Misogynoir isn’t enough. Being black and womxn gets worse once you add foreign to that label. The interrogation of our identities should not end at race and Gender as black womxn. We should look at the other intersections that are used to as try to destroy us.
Class and Ethnicity oppression have done as much damage as Race and gender based oppression in my life. Being bullied for simply being Congolese for the first couple of years in South Africa was really damaging.
For years, I tried to assimilate into South African culture, I didn’t want my friends to see me as one of the foreign kids so I mostly avoided foreign kids.

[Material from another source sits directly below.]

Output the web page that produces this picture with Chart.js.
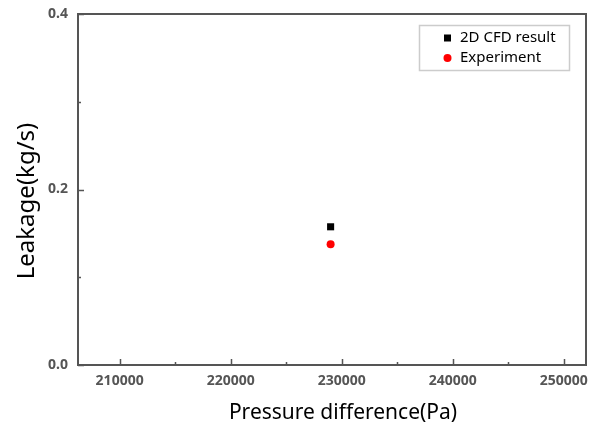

The assimilation and self-hate were not conscious decisions. They were my 9-year old self’s subconscious way to build defense mechanisms to survive school.
My features are kind of obviously Congolese so I struggled to see myself as beautiful since what made me was what I had to avoid. My people love bright outrageous colours and I avoided those (for the most part), I avoided prints from back home and anything else that would give me away.
Learning to love and appreciate the fact that I am Congolese has been a highlight for the last couple of years.
I wear all the ridiculous prints, I cut my hair so my features were even more prominent, Congolese strangers in the road don’t even bother to speak English with me because they can tell. For years being easily identified would make me cringe on the inside, now I just do me and this makes me happy.
I Bought these earrings a few weeks ago, just because I thought they were pretty, the friend who was with me laughed and told me that I was making “such a Congolese” choice, I agreed with her and still got the earrings without feeling any shame.
Growing up as a refugee in South Africa is hard and It continues to break refugee kids. South Africans are selective in their praise. Everyone thinks Kenya and Ghana and Tanzania are cool, I mean at least there aren’t many of those here. The Zimbabweans and Malawians are not that great but at least their speak some South African languages.
The Congolese, Nigerians, Somalians, Ethiopians and others who are obviously different are the ones who remain on the outside. Dealing with Classism, racism and the casual Xenophobia (the obvious Xenophobia is reserved for certain episodes most of the time).
People still use my doing something obviously not South African as an insult/ something not desirable, even conscious folks who are friends do this.
The last couple of years have been about me learning for myself now I am ready to call people out on Their causal xenophobia.